Eski hakim Mustafa Karadağ da cinsel suçlarda kadının beyanının önemli olduğunu çünkü ispat edilebilmesinin bir o kadar zor olduğunu ifade ediyor.

Karadağ, kadınların olay başlarına geldikten hemen sonra polise başvurmaları konusunda cesaretlendirilmeleri gerektiğini düşünüyor:

"Genelde sorunlar geç şikayetten dolayı çıkar. Olay olduğu an şikayet edilse, mutlaka vücutta bir emare olur. Kadınlara 'Şikayet edersem hakkımda olumsuz şeyler konuşulmaz, hukuk gereğini yapar, sadece benim istismarımı araştırır' güvencesinin verilmesi gerekiyor."

Karadağ hakimlik yaptığı dönemden tecrübelerini şöyle sıralıyor:

"72 yaşındaki bir kadının, sabah erken saatte kapının önünde üzgünce otururken tanımadığı bir kişinin meraklanıp kendisine iyi olup olmadığını sormasıyla ortaya çıkan bir olay vardı. Olayı anlatırken ağladığını dinlediğiniz zaman kadının beyanı esastıra bir anlamda inanmak zorundasınız.

"O zaman dersiniz, 72 yaşındaki bir kadın neden tutsun da aynı köyde yaşayan birisi hakkında böyle bir suç atımında bulunsun? Veya beş yaşındaki bir çocuk niye hiçbir erkekten korkmuyor da amcası geldiğinde korkuyor?"

Peki "Kadının beyanı esastır" ilkesi kadınlar tarafından suistimal ediliyor mu?

Gülsüm Kav, "Kadınların yüzde 90'ı beyanında haklı olmuştur. 'Kadının beyanı esastır'ı kadının kötüye kullanması ihtimali olabilirse de, bu çok zayıf bir ihtimal" diyor.

Kadın Cinayetlerini Durduracağız Platformu, çok fazla tersi örnekle karşılaşıldığını, aksine ilkenin tartışma konusu olduğu durumlarda "suyun bulandırıldığını" savunuyor:

"Hiçbir şeyin bilinemez olduğunu ve kadın beyanının da güvenilemez olduğu iddiası var.

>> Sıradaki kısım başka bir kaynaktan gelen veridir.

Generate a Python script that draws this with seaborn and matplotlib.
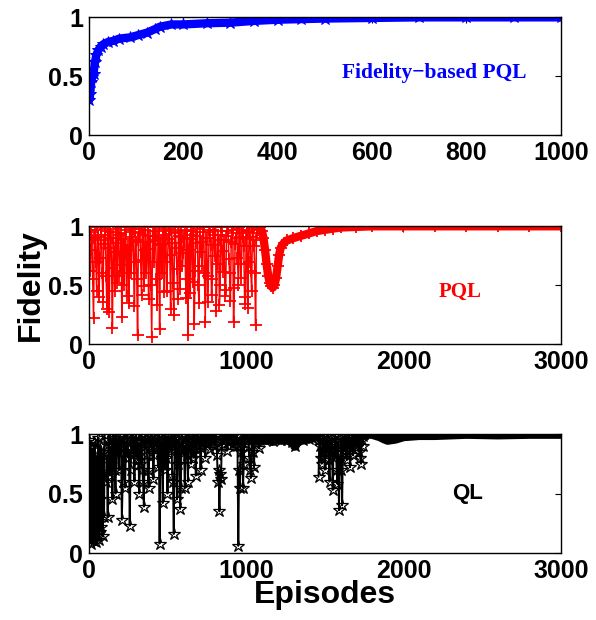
import numpy as np
import matplotlib
matplotlib.use('Agg')
import matplotlib.pyplot as plt
import seaborn as sns

# ---- top panel: fidelity-based PQL (1000 episodes) ----
fpql_ep = [1, 3, 5, 7, 10, 13, 16, 20, 25, 30, 40, 51, 65, 87, 105, 123, 140, 150,
           175, 200, 250, 300, 350, 400, 450, 500, 600, 700, 800, 900, 1000]
fpql_fid = [0.30, 0.35, 0.45, 0.49, 0.52, 0.62, 0.68, 0.72, 0.75, 0.77, 0.79, 0.80,
            0.82, 0.83, 0.85, 0.87, 0.90, 0.92, 0.94, 0.94, 0.95, 0.955, 0.97, 0.98,
            0.985, 0.99, 0.995, 1.0, 1.0, 1.0, 1.0]

# ---- middle panel: PQL (3000 episodes) ----
pql_noisy_ep = np.arange(0, 1090, 10)
pql_noisy_fid = [
    0.95, 0.62, 0.88, 0.22, 0.97, 0.45, 0.91, 0.73, 0.99, 0.36,
    0.85, 0.58, 0.96, 0.27, 0.90, 0.14, 0.78, 0.98, 0.52, 0.93,
    0.67, 0.23, 0.89, 0.99, 0.41, 0.83, 0.95, 0.60, 0.98, 0.32,
    0.87, 0.08, 0.94, 0.71, 1.00, 0.49, 0.97, 0.81, 0.38, 0.92,
    0.06, 0.88, 0.99, 0.55, 0.90, 0.13, 0.84, 0.96, 0.44, 0.93,
    0.70, 0.98, 0.30, 0.86, 0.25, 0.95, 0.64, 0.99, 0.47, 0.91,
    0.77, 0.97, 0.39, 0.08, 0.89, 0.96, 0.53, 0.17, 0.92, 0.98,
    0.35, 0.87, 0.66, 0.99, 0.19, 0.90, 0.58, 0.95, 0.42, 0.97,
    0.75, 0.28, 0.93, 0.33, 0.99, 0.61, 0.88, 0.46, 0.96, 0.72,
    0.37, 0.94, 0.19, 0.85, 0.98, 0.50, 0.91, 0.68, 0.97, 0.40,
    0.89, 0.31, 0.95, 0.62, 0.99, 0.83, 0.16, 0.94, 1.00,
]
pql_noisy_ep_b = np.arange(5, 1085, 10)
pql_noisy_fid_b = [
    0.80, 0.97, 0.55, 0.90, 0.70, 0.99, 0.40, 0.93, 0.60, 0.88,
    0.98, 0.30, 0.82, 0.95, 0.65, 0.90, 0.45, 0.86, 0.99, 0.58,
    0.94, 0.76, 0.50, 0.97, 0.80, 0.35, 0.91, 0.99, 0.70, 0.95,
    0.55, 0.88, 0.98, 0.42, 0.93, 0.80, 0.60, 0.99, 0.87, 0.50,
    0.96, 0.70, 0.92, 0.33, 0.98, 0.85, 0.60, 0.90, 0.99, 0.45,
    0.89, 0.76, 0.97, 0.52, 0.94, 0.82, 0.38, 0.92, 0.99, 0.66,
    0.90, 0.55, 0.96, 0.80, 0.43, 0.93, 0.99, 0.62, 0.86, 0.50,
    0.95, 0.78, 0.99, 0.60, 0.90, 0.36, 0.97, 0.84, 0.55, 0.93,
    0.99, 0.68, 0.88, 0.50, 0.96, 0.79, 0.41, 0.92, 0.99, 0.60,
    0.87, 0.97, 0.48, 0.90, 0.73, 0.99, 0.56, 0.94, 0.83, 0.34,
    0.96, 0.70, 0.91, 0.45, 0.98, 0.60, 0.88, 0.97,
]
pql_smooth_ep = [1080, 1090, 1100, 1110, 1120, 1130, 1140, 1150, 1160, 1170, 1180,
                 1190, 1200, 1210, 1220, 1240, 1260, 1300, 1350, 1400, 1450, 1500,
                 1550, 1600, 1700, 1800, 2000, 2200, 2400, 2600, 2800, 3000]
pql_smooth_fid = [1.00, 0.99, 0.96, 0.90, 0.80, 0.68, 0.58, 0.52, 0.49, 0.48, 0.50,
                  0.56, 0.66, 0.76, 0.82, 0.86, 0.88, 0.90, 0.92, 0.94, 0.96, 0.97,
                  0.98, 0.99, 0.995, 1.0, 1.0, 1.0, 1.0, 1.0, 1.0, 1.0]

# ---- bottom panel: QL (3000 episodes) ----
ql_early_ep = np.arange(0, 104, 4)
ql_early_fid = [0.30, 0.95, 0.12, 0.70, 0.08, 0.88, 0.20, 0.55, 0.10, 0.93,
                0.15, 0.62, 0.09, 0.80, 0.25, 0.97, 0.11, 0.45, 0.18, 0.90,
                0.22, 0.68, 0.14, 0.85, 0.30, 0.99]
ql_mid_ep = np.arange(110, 1110, 10)
ql_mid_fid = [
    0.60, 0.30, 0.92, 0.75, 0.45, 0.97, 0.50, 0.88, 0.70,
    0.98, 0.28, 0.90, 0.55, 0.95, 0.80, 0.23, 0.96, 0.85, 0.60,
    0.99, 0.78, 0.50, 0.93, 0.70, 0.39, 0.97, 0.82, 0.55, 0.95,
    0.88, 0.62, 0.99, 0.90, 0.72, 0.08, 0.94, 0.42, 0.97, 0.80,
    0.50, 0.98, 0.86, 0.65, 0.16, 0.96, 0.45, 0.92, 0.37, 0.99,
    0.84, 0.55, 0.97, 0.60, 0.93, 0.75, 0.99, 0.88, 0.65, 0.96,
    0.90, 0.70, 0.98, 0.93, 0.80, 0.99, 0.95, 0.87, 1.00, 0.96,
    0.90, 0.98, 0.60, 0.35, 0.62, 0.97, 0.92, 0.99, 0.86, 0.98,
    0.94, 0.99, 0.95, 0.90, 0.98, 0.06, 0.55, 0.96, 0.55, 0.99,
    0.92, 0.98, 0.80, 0.63, 0.97, 0.72, 0.99, 0.95, 0.88, 0.98,
    0.96,
]
ql_mid_ep_b = np.arange(115, 1105, 10)
ql_mid_fid_b = [
    0.82, 0.95, 0.65, 0.90, 0.99, 0.70, 0.93, 0.85, 0.97,
    0.88, 0.60, 0.96, 0.80, 0.99, 0.87, 0.70, 0.95, 0.90, 0.98,
    0.85, 0.93, 0.75, 0.99, 0.60, 0.90, 0.96, 0.70, 0.88, 0.99,
    0.93, 0.82, 0.97, 0.88, 0.99, 0.90, 0.85, 0.95, 0.70, 0.98,
    0.88, 0.93, 0.99, 0.60, 0.90, 0.97, 0.75, 0.94, 0.55, 0.98,
    0.90, 0.96, 0.82, 0.99, 0.88, 0.95, 0.80, 0.97, 0.90, 0.99,
    0.95, 0.88, 1.00, 0.96, 0.92, 0.99, 0.97, 0.94, 0.99, 0.90,
    0.97, 0.82, 0.70, 0.66, 0.90, 0.99, 0.95, 0.98, 0.93, 0.99,
    0.96, 0.92, 0.99, 0.95, 0.90, 0.70, 0.85, 0.93, 0.75, 0.97,
    0.99, 0.90, 0.70, 0.95, 0.85, 0.99, 0.92, 0.97, 0.95, 0.99,
]
ql_plateau_ep = np.arange(1110, 1460, 10)
ql_plateau_fid = [
    0.98, 0.95, 1.00, 0.97, 0.96, 0.99, 0.94, 0.98, 1.00, 0.96,
    0.99, 0.95, 0.97, 1.00, 0.98, 0.95, 0.99, 0.97, 0.93, 0.98,
    0.90, 0.96, 0.99, 1.00, 0.97, 0.95, 0.99, 0.98, 1.00, 0.96,
    0.99, 0.97, 0.98, 1.00, 0.99,
]
ql_second_ep = [1460, 1465, 1470, 1475, 1480, 1485, 1490, 1495, 1500, 1505, 1510,
                1515, 1520, 1525, 1530, 1535, 1540, 1545, 1550, 1555, 1560, 1565,
                1570, 1575, 1580, 1585, 1590, 1595, 1600, 1605, 1610, 1615, 1620,
                1625, 1630, 1635, 1640, 1645, 1650, 1655, 1660, 1665, 1670, 1675,
                1680, 1685, 1690, 1695, 1700, 1705, 1710, 1715, 1720, 1725, 1730,
                1735, 1740, 1745, 1750]
ql_second_fid = [0.64, 0.95, 0.90, 0.80, 0.75, 0.98, 0.97, 0.85, 0.70, 0.93,
                 0.85, 0.99, 0.95, 0.78, 0.60, 0.92, 0.88, 0.97, 0.53, 0.85,
                 0.80, 0.99, 0.92, 0.70, 0.58, 0.94, 0.36, 0.80, 0.70, 0.97,
                 0.40, 0.90, 0.85, 0.99, 0.95, 0.82, 0.78, 0.96, 0.90, 0.99,
                 0.72, 0.93, 0.96, 0.88, 0.82, 0.99, 0.98, 0.92, 0.90, 0.97,
                 0.99, 0.85, 1.00, 0.80, 0.75, 0.95, 0.90, 0.98, 1.00]
ql_tail_ep = [1750, 1760, 1800, 1850, 1880, 1900, 1950, 2000, 2100, 2200, 2400,
              2600, 2800, 3000]
ql_tail_fid = [1.00, 1.00, 1.00, 0.98, 0.96, 0.95, 0.96, 0.98, 0.99, 0.99, 1.00,
               0.995, 1.00, 1.00]

sns.set_style('white')
plt.rcParams['font.family'] = ['Liberation Sans', 'DejaVu Sans']
plt.rcParams['font.weight'] = 'bold'
for key in ['text.color', 'axes.labelcolor', 'xtick.color', 'ytick.color']:
    plt.rcParams[key] = 'black'


def merged(ep_a, fid_a, ep_b, fid_b):
    ep = np.concatenate([ep_a, ep_b])
    fid = np.concatenate([fid_a, fid_b])
    order = np.argsort(ep, kind='stable')
    return ep[order], fid[order]


fig = plt.figure(figsize=(5.96, 6.2), dpi=100)
ax_top = fig.add_axes([0.149, 0.782, 0.792, 0.190])
ax_mid = fig.add_axes([0.149, 0.445, 0.792, 0.190])
ax_bot = fig.add_axes([0.149, 0.108, 0.792, 0.192])

# top
sns.lineplot(x=fpql_ep, y=fpql_fid, ax=ax_top, color='blue', lw=6, sort=False,
             estimator=None, marker='*', markersize=9, mec='blue', mfc='blue')

# middle
ep, fid = merged(pql_noisy_ep, pql_noisy_fid, pql_noisy_ep_b, pql_noisy_fid_b)
sns.lineplot(x=ep, y=fid, ax=ax_mid, color='red', lw=1.1, sort=False,
             estimator=None, marker='+', markersize=8, mew=1.3, mec='red')
sns.lineplot(x=pql_smooth_ep, y=pql_smooth_fid, ax=ax_mid, color='red', lw=6, sort=False,
             estimator=None, marker='+', markersize=9, mew=1.3, mec='red')

# bottom
star = dict(color='black', sort=False, estimator=None, marker='*', markersize=9,
            mfc='none', mec='black', mew=0.9)
sns.lineplot(x=ql_early_ep, y=ql_early_fid, ax=ax_bot, lw=1.6, **star)
ep, fid = merged(ql_mid_ep, ql_mid_fid, ql_mid_ep_b, ql_mid_fid_b)
sns.lineplot(x=ep, y=fid, ax=ax_bot, lw=1.4, **star)
sns.lineplot(x=ql_plateau_ep, y=ql_plateau_fid, ax=ax_bot, lw=7, **star)
sns.lineplot(x=ql_second_ep, y=ql_second_fid, ax=ax_bot, lw=1.4, **star)
sns.lineplot(x=ql_tail_ep, y=ql_tail_fid, ax=ax_bot, color='black', lw=7,
             sort=False, estimator=None)

for ax, xmax, step in [(ax_top, 1000, 200), (ax_mid, 3000, 1000), (ax_bot, 3000, 1000)]:
    ax.set_xlim(0, xmax)
    ax.set_ylim(0, 1)
    ax.set_xticks(np.arange(0, xmax + 1, step))
    ax.set_yticks([0, 0.5, 1])
    ax.set_yticklabels(['0', '0.5', '1'])
    ax.tick_params(direction='in', top=True, right=True, labelsize=18, length=4,
                   width=0.8, pad=4, colors='black')
    for lab in ax.get_xticklabels() + ax.get_yticklabels():
        lab.set_fontweight('bold')
    for s in ax.spines.values():
        s.set_color('black')
        s.set_linewidth(1)
    ax.set_xlabel('')
    ax.set_ylabel('')

ax_top.text(731, 0.525, 'Fidelity\u2212based PQL', color='blue', ha='center', va='center',
            fontsize=15.5, fontweight='bold', family='Liberation Serif')
ax_mid.text(2363, 0.44, 'PQL', color='red', ha='center', va='center',
            fontsize=15, fontweight='bold', family='Liberation Serif')
ax_bot.text(2408, 0.5, 'QL', color='black', ha='center', va='center',
            fontsize=16, fontweight='bold')

ax_mid.set_ylabel('Fidelity', fontsize=23, fontweight='bold', labelpad=2)
ax_bot.set_xlabel('Episodes', fontsize=23, fontweight='bold', labelpad=-2)

fig.savefig('out.png', dpi=100)
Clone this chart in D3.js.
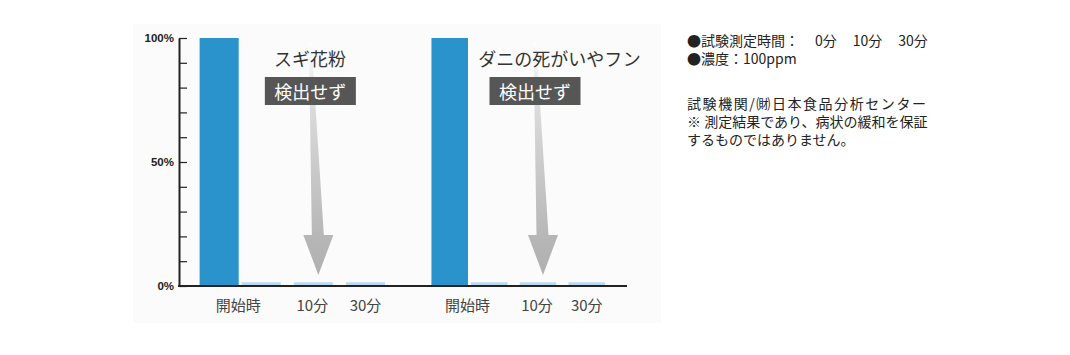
<!DOCTYPE html>
<html><head><meta charset="utf-8">
<script src="https://cdn.jsdelivr.net/npm/d3@7"></script>
<style>
html,body{margin:0;padding:0;background:#fff;}
svg{display:block;}
text{font-family:"Noto Sans CJK JP","Noto Sans",sans-serif;}
</style></head>
<body>
<script>
// ---- data ----
const groups = ["スギ花粉", "ダニの死がいやフン"];
const times = ["開始時", "10分", "30分"];
const startValues = [100, 100];                 // dark bar at start (before treatment)
const treatedValues = [[1.5, 1.5, 1.5], [1.5, 1.5, 1.5]]; // light bars at 0 / 10 / 30 min
const yTickValues = [0, 10, 20, 30, 40, 50, 60, 70, 80, 90, 100];
const yLabelValues = [0, 50, 100];
const badgeText = "検出せず";
const testTimes = ["0分", "10分", "30分"];
const noteHead1 = "●試験測定時間：";
const noteHead2 = "●濃度：100ppm";
const noteLines = ["試験機関/㈶日本食品分析センター", "※ 測定結果であり、病状の緩和を保証", "するものではありません。"];

// ---- layout ----
const W = 1070, H = 355;
const svg = d3.select("body").append("svg").attr("width", W).attr("height", H);

svg.append("rect").attr("x", 133).attr("y", 24).attr("width", 528).attr("height", 299).attr("fill", "#fbfbfb");

const y = d3.scaleLinear().domain([0, 100]).range([286, 38]);
const axisX = 179, axisRight = 627;
const groupRanges = [[241.7, 385], [471, 605]];
const titleDx = [-3.4, 21.5];
const darkColor = "#2a93cb", lightColor = "#b9daee";

const defs = svg.append("defs");
const grad = defs.append("linearGradient").attr("id", "arrowGrad")
  .attr("gradientUnits", "userSpaceOnUse").attr("x1", 0).attr("y1", 40).attr("x2", 0).attr("y2", 275);
grad.append("stop").attr("offset", 0).attr("stop-color", "#ffffff");
grad.append("stop").attr("offset", 0.3).attr("stop-color", "#dadada");
grad.append("stop").attr("offset", 0.85).attr("stop-color", "#b6b6b6");
grad.append("stop").attr("offset", 1).attr("stop-color", "#b0b0b0");

groups.forEach((g, gi) => {
  const xi = d3.scaleBand().domain(times).range(groupRanges[gi]).paddingInner(0.25).paddingOuter(0);
  const bw = xi.bandwidth();
  const darkX = xi(times[0]) - 3 - bw;
  const c10 = xi(times[1]) + bw / 2;
  const tipX = c10 + 5, tipY = y(0) - 11;

  // arrow
  const pts = [[-9.5, -233], [-7, -233], [5.5, -40], [15, -40], [0, 0], [-15, -40], [-6.5, -40]]
    .map(p => [tipX + p[0], tipY + p[1]]);
  svg.append("polygon").attr("points", pts.map(p => p.join(",")).join(" ")).attr("fill", "url(#arrowGrad)");

  // dark start bar
  svg.append("rect").attr("x", darkX).attr("y", y(startValues[gi])).attr("width", bw)
    .attr("height", y(0) - y(startValues[gi])).attr("fill", darkColor);
  // light bars
  svg.selectAll(null).data(treatedValues[gi]).enter().append("rect")
    .attr("x", (d, i) => xi(times[i])).attr("y", d => y(d)).attr("width", bw)
    .attr("height", d => y(0) - y(d)).attr("fill", lightColor);

  // x labels
  const labelX = [(darkX + xi(times[0]) + bw) / 2 - 2, c10 - 1, xi(times[2]) + bw / 2];
  svg.selectAll(null).data(times).enter().append("text")
    .attr("x", (d, i) => labelX[i]).attr("y", 304).attr("dominant-baseline", "central")
    .attr("text-anchor", "middle").attr("font-size", 15).attr("fill", "#444").text(d => d);

  // title
  svg.append("text").attr("x", c10 + titleDx[gi]).attr("y", 58).attr("dominant-baseline", "central")
    .attr("text-anchor", "middle").attr("font-size", 18).attr("fill", "#333").text(g);

  // badge
  const bx = c10 - 3;
  svg.append("rect").attr("x", bx - 45.5).attr("y", 77).attr("width", 91).attr("height", 28).attr("fill", "#565656");
  svg.append("text").attr("x", bx).attr("y", 91).attr("dominant-baseline", "central")
    .attr("text-anchor", "middle").attr("font-size", 18).attr("fill", "#fff").text(badgeText);
});

// y axis
const yAxis = d3.axisLeft(y).tickValues(yTickValues).tickSizeInner(-8).tickSizeOuter(0).tickPadding(5)
  .tickFormat(d => yLabelValues.includes(d) ? d + "%" : "");
const ya = svg.append("g").attr("transform", `translate(${axisX},0)`).call(yAxis);
ya.select(".domain").attr("stroke", "#222").attr("stroke-width", 2);
ya.selectAll(".tick line").attr("stroke", "#222").attr("stroke-width", 1.2);
ya.selectAll(".tick text").style("font-family", "Liberation Sans, Arial, sans-serif")
  .style("font-size", "11.5px").style("font-weight", "bold").attr("fill", "#222");

// x axis line
svg.append("line").attr("x1", axisX - 1).attr("x2", axisRight).attr("y1", y(0)).attr("y2", y(0))
  .attr("stroke", "#222").attr("stroke-width", 2);

// notes
const notes = svg.append("g").attr("font-size", 14).attr("fill", "#222");
const t1 = notes.append("text").attr("x", 687).attr("y", 40).attr("dominant-baseline", "central").text(noteHead1);
testTimes.forEach(t => t1.append("tspan").attr("dx", 16).text(t));
notes.append("text").attr("x", 687).attr("y", 58).attr("dominant-baseline", "central").text(noteHead2);
notes.selectAll(null).data(noteLines).enter().append("text")
  .attr("x", 687).attr("y", (d, i) => 103 + i * 18.2).attr("dominant-baseline", "central")
  .each(function(d, i) { if (i === 0) d3.select(this).attr("textLength", 239).attr("lengthAdjust", "spacing"); })
  .text(d => d);
</script>
</body></html>
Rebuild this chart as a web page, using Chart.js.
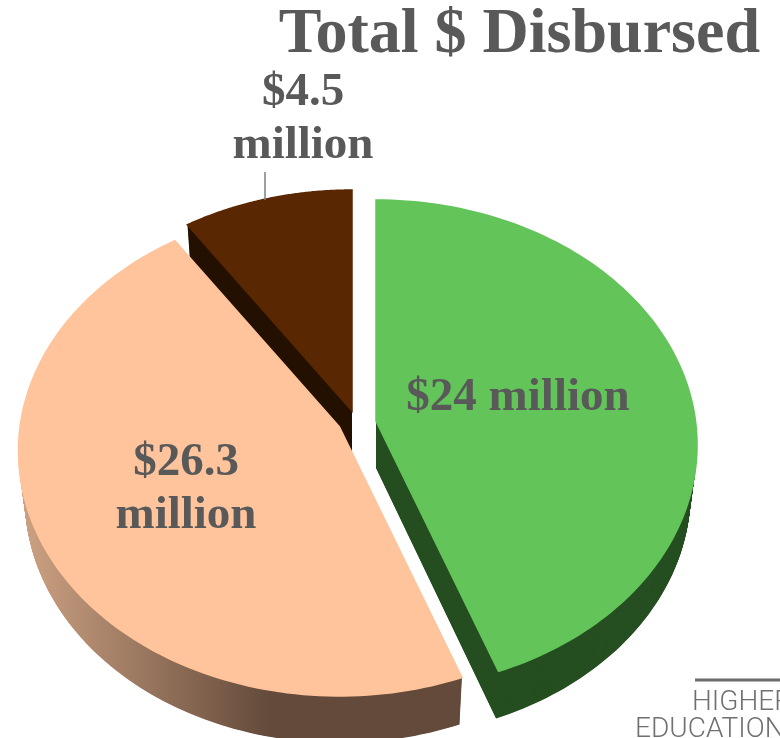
<!DOCTYPE html>
<html>
<head>
<meta charset="utf-8">
<title>Total $ Disbursed</title>
<script src="https://cdn.jsdelivr.net/npm/chart.js@4"></script>
<style>
    html, body { margin: 0; padding: 0; background: #fff; }
    canvas { display: block; }
</style>
</head>
<body>
<canvas id="disbursedChart" width="780" height="738"></canvas>
<script>
const categories = ['$24 million', '$26.3 million', '$4.5 million'];
const disbursed = [24, 26.3, 4.5];
const topColors = ['#63c45a', '#ffc49b', '#5a2703'];
const wallColors = ['#264f21', null, '#241000'];

// Text lines for each slice, wrapped the way they sit on the pie
const labelLines = [['$24 million'], ['$26.3', 'million'], ['$4.5', 'million']];
const labelSpots = [[518, 410], [186, 475], [303, 105]];

// Where each pulled-out slice has its tip on the page
const tips = [[376, 421], [339.5, 427], [352, 411]];
const DISC_X = 319.5, DISC_Y = 242.6, TILT = 0.098, DEPTH = 47;

// Maps a library arc angle and radius fraction onto the tilted disc
function project(index, angle, r) {
    const t = angle + Math.PI / 2;
    const a = t + (7 * Math.sin(t) + Math.sin(2 * t)) * Math.PI / 180;
    const u = Math.sin(a) * r, v = -Math.cos(a) * r;
    const w = 1 - TILT * v;
    return [tips[index][0] + DISC_X * u / w, tips[index][1] + DISC_Y * v / w];
}

function outline(index, arc) {
    const pts = [project(index, 0, 0)];
    const steps = 120;
    for (let s = 0; s <= steps; s++) {
        const a = arc.startAngle + (arc.endAngle - arc.startAngle) * s / steps;
        pts.push(project(index, a, 1));
    }
    return pts;
}

// Same outline, pushed down and pinched a little as it recedes
function trace(ctx, pts, index, dy) {
    const pinch = 1 - 0.02 * dy / DEPTH;
    ctx.beginPath();
    pts.forEach((p, i) => {
        const x = tips[index][0] + (p[0] - tips[index][0]) * pinch;
        if (i) ctx.lineTo(x, p[1] + dy);
        else ctx.moveTo(x, p[1] + dy);
    });
    ctx.closePath();
}

const tiltedPie = {
    id: 'tiltedPie',
    beforeDatasetDraw(chart, args) {
        const ctx = chart.ctx;
        const arcs = chart.getDatasetMeta(args.index).data;

        // peach wall fades from tan on the left to dark brown
        const shade = ctx.createLinearGradient(18, 0, 270, 0);
        shade.addColorStop(0, '#cfa384');
        shade.addColorStop(1, '#634a3a');

        // brown sits furthest back, so it goes down first
        [2, 0, 1].forEach(i => {
            const pts = outline(i, arcs[i]);
            ctx.fillStyle = wallColors[i] || shade;
            for (let dy = DEPTH; dy > 0; dy -= 0.5) {
                trace(ctx, pts, i, dy);
                ctx.fill();
            }
            trace(ctx, pts, i, 0);
            ctx.fillStyle = arcs[i].options.backgroundColor;
            ctx.strokeStyle = arcs[i].options.backgroundColor;
            ctx.lineWidth = 1.5;
            ctx.fill();
            ctx.stroke();
        });
        return false;
    },
    afterDatasetsDraw(chart) {
        const ctx = chart.ctx;
        ctx.save();

        // leader line for the small slice
        ctx.strokeStyle = '#7f7f7f';
        ctx.lineWidth = 1.5;
        ctx.beginPath();
        ctx.moveTo(265, 172);
        ctx.lineTo(265, 200);
        ctx.stroke();

        ctx.fillStyle = '#595959';
        ctx.font = 'bold 47px "Liberation Serif"';
        ctx.textAlign = 'center';
        labelLines.forEach((lines, i) => {
            lines.forEach((line, n) => {
                ctx.fillText(line, labelSpots[i][0], labelSpots[i][1] + n * 53);
            });
        });

        // publisher mark in the corner
        ctx.fillStyle = '#6d6d6d';
        ctx.fillRect(695, 678.5, 85, 3);
        ctx.textAlign = 'left';
        ctx.fillStyle = '#707070';
        ctx.font = '300 28px Roboto';
        ctx.fillText('HIGHER', 692, 710);
        ctx.fillText('EDUCATION', 635, 737);
        ctx.restore();
    }
};

new Chart(document.getElementById('disbursedChart'), {
    type: 'pie',
    data: {
        labels: categories,
        datasets: [{ data: disbursed, backgroundColor: topColors, borderWidth: 0 }]
    },
    options: {
        responsive: false,
        animation: false,
        layout: { padding: { right: 20 } },
        plugins: {
            legend: { display: false },
            tooltip: { enabled: false },
            title: {
                display: true,
                text: 'Total $ Disbursed',
                align: 'end',
                color: '#595959',
                font: { family: '"Liberation Serif"', size: 64, weight: 'bold', lineHeight: 1.1 },
                padding: { top: 0, bottom: 0 }
            }
        }
    },
    plugins: [tiltedPie]
});
</script>
</body>
</html>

Bir prensibi bu şekilde tartışmalı kılmakla kadınlara çok ciddi bir zarar vermiş oluyor.

"İki kişinin dışında kimse bilemez demek, hiçbir şeyin açıklığa kavuşamayacağı ve her türlü taciz tecavüz davalarının bilinemezliğe sürüklenmesi riskini barındırıyor."